Gael, the uncertainties package ( http://packages.python.org/uncertainties/ ) is only for error propagation, 
not error computation, so I don't think methods for Poisson-rate error computation would fit there.

By the way: everyone doing data analysis needs to propagate errors sometimes.
In my opinion uncertainties is so useful that its functionality should be included in scipy.
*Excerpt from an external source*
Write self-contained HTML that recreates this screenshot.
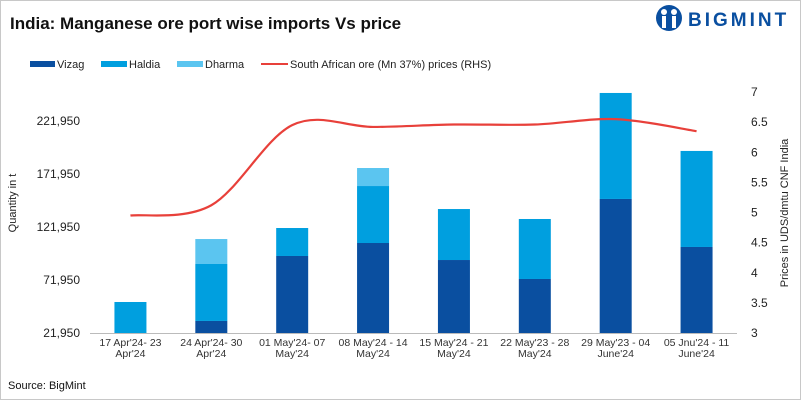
<!DOCTYPE html>
<html><head><meta charset="utf-8"><style>
body{margin:0;background:#fff;font-family:"Liberation Sans",sans-serif;}
#wrap{position:relative;width:799px;height:398px;border:1px solid #c8c8c8;overflow:hidden;}
</style></head><body>
<div id="wrap">
<svg id="chart" width="801" height="400" viewBox="0 0 801 400" style="position:absolute;left:-1px;top:-1px">
<text x="10" y="29" font-size="17" font-weight="bold" fill="#111">India: Manganese ore port wise imports Vs price</text>
<g>
<circle cx="669" cy="18" r="13" fill="#0a4fa0"/>
<circle cx="664" cy="12" r="3" fill="#fff"/><circle cx="674" cy="12" r="3" fill="#fff"/>
<rect x="662" y="16" width="4" height="12" fill="#fff"/><rect x="672" y="16" width="4" height="12" fill="#fff"/>
<text x="688" y="26" font-size="19" font-weight="bold" fill="#0a4fa0" letter-spacing="3">BIGMINT</text>
</g>
<g font-size="11" fill="#222">
<g><rect x="30" y="61" width="25" height="6" fill="#0a4fa0"/><text x="57" y="68">Vizag</text></g>
<g><rect x="101" y="61" width="26" height="6" fill="#009fdf"/><text x="129" y="68">Haldia</text></g>
<g><rect x="177" y="61" width="26" height="6" fill="#5bc5f0"/><text x="205" y="68">Dharma</text></g>
<g><rect x="261" y="63" width="27" height="2" fill="#e8403a"/><text x="290" y="68">South African ore (Mn 37%) prices (RHS)</text></g>
</g>
<text transform="translate(16,203) rotate(-90)" font-size="11" fill="#222" text-anchor="middle">Quantity in t</text>
<text transform="translate(788,213) rotate(-90)" font-size="11" fill="#222" text-anchor="middle">Prices in UDS/dmtu CNF India</text>
<g id="plot"></g>
<text x="8" y="389" font-size="11" fill="#111">Source: BigMint</text>
</svg>
</div>
<script>
const categories=[["17 Apr'24- 23","Apr'24"],["24 Apr'24- 30","Apr'24"],["01 May'24- 07","May'24"],["08 May'24 - 14","May'24"],["15 May'24 - 21","May'24"],["22 May'23 - 28","May'24"],["29 May'23 - 04","June'24"],["05 Jnu'24 - 11","June'24"]];
const vizag=[0,33300,94600,106850,90800,72900,148400,103100];
const haldia=[51200,53750,26400,53750,48100,56600,100000,90600];
const dharma=[0,23550,0,17000,0,0,0,0];
const price=[4.95,5.12,6.45,6.42,6.46,6.46,6.55,6.35];
const leftTicks=[21950,71950,121950,171950,221950];
const rightTicks=[3,3.5,4,4.5,5,5.5,6,6.5,7];

const NS="http://www.w3.org/2000/svg";
const plot=document.getElementById('plot');
const x0=90,x1=737,yb=333;
const yL=v=>yb-(v-21950)*53/50000;
const yR=v=>yb-(v-3)*60.25;
const band=(x1-x0)/categories.length;
const xc=i=>x0+band*(i+0.5);
function mk(t,a){const e=document.createElementNS(NS,t);for(const k in a)e.setAttribute(k,a[k]);plot.appendChild(e);return e;}
const ax=mk('line',{x1:x0,x2:x1,y1:yb+0.5,y2:yb+0.5,stroke:'#bbb'});


leftTicks.forEach(v=>{const t=mk('text',{x:80,y:yL(v)+4,'font-size':12,fill:'#222','text-anchor':'end'});t.textContent=v.toLocaleString('en-US');

});
rightTicks.forEach(v=>{const t=mk('text',{x:751,y:yR(v)+4,'font-size':12,fill:'#222'});t.textContent=v;

});
const series=[[vizag,'#0a4fa0','vizag'],[haldia,'#009fdf','haldia'],[dharma,'#5bc5f0','dharma']];
categories.forEach((c,i)=>{
 let cum=0;
 series.forEach(([arr,col,nm])=>{
  const a=Math.max(cum,21950),b=cum+arr[i];cum=b;
  if(b>a){const r=mk('rect',{x:xc(i)-16,width:32,y:yL(b),height:yL(a)-yL(b),fill:col});
  
  }
 });
 c.forEach((ln,k)=>{const t=mk('text',{x:xc(i),y:346+k*11,'font-size':10.5,fill:'#333','text-anchor':'middle'});t.textContent=ln;
 
 });
});
const pts=price.map((v,i)=>[xc(i),yR(v)]);
let d='M'+pts[0][0]+','+pts[0][1];
for(let i=0;i<pts.length-1;i++){const p0=pts[Math.max(0,i-1)],p1=pts[i],p2=pts[i+1],p3=pts[Math.min(pts.length-1,i+2)];
 const c1=[p1[0]+(p2[0]-p0[0])/6,p1[1]+(p2[1]-p0[1])/6],c2=[p2[0]-(p3[0]-p1[0])/6,p2[1]-(p3[1]-p1[1])/6];
 d+=` C${c1[0]},${c1[1]} ${c2[0]},${c2[1]} ${p2[0]},${p2[1]}`;}
const pl=mk('path',{d:d,fill:'none',stroke:'#e8403a','stroke-width':2.2});


</script>
</body></html>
>>> It's a very specific model, and I doubt it's covered by any general
>>> packages, but implementing
>>> http://lanl.arxiv.org/abs/physics/0403059
>>> assuming this is the background for it, doesn't sound too difficult.
>>> 
>>> The main work it looks like is keeping track of all the different
>>> models and parameterizations.
>>> scipy.stats.distributions and scipy.optimize (fmin, fsolve) will cover
>>> much of the calculations.
>>> 
>>> (But then of course there is testing and taking care of corner cases
>>> which takes at least several times as long as the initial
>>> implementation, in my experience.)
>>> 
>>> Josef
>>>> 
>> Actually I am more interested in how this differs from a generalized
>> linear model where modeling Poisson or negative binomial distribution is
>> feasible.
>> Bruce
> 
> That was my first guess, but in the paper it's pretty different, in
> the paper the assumption is that two variables are observed, x,y,
> which each have different independent distribution, but have some
> parameters in common
> 
> X ∼ Pois(μ + b), Y ∼ Pois(
b)
> 
> or variations on this like
> X ∼ Pois(eμ + b), Y ∼ N(b, sigma_b),  Z ∼ N(e, sigma_e)
> 
> The rest is mostly profile likelihood from a quick skimming of the
> paper, to get confidence intervals on mu, getting rid of the nuisance
> parameter
> 
> Josef

Josef, thanks a lot for your helpful comments!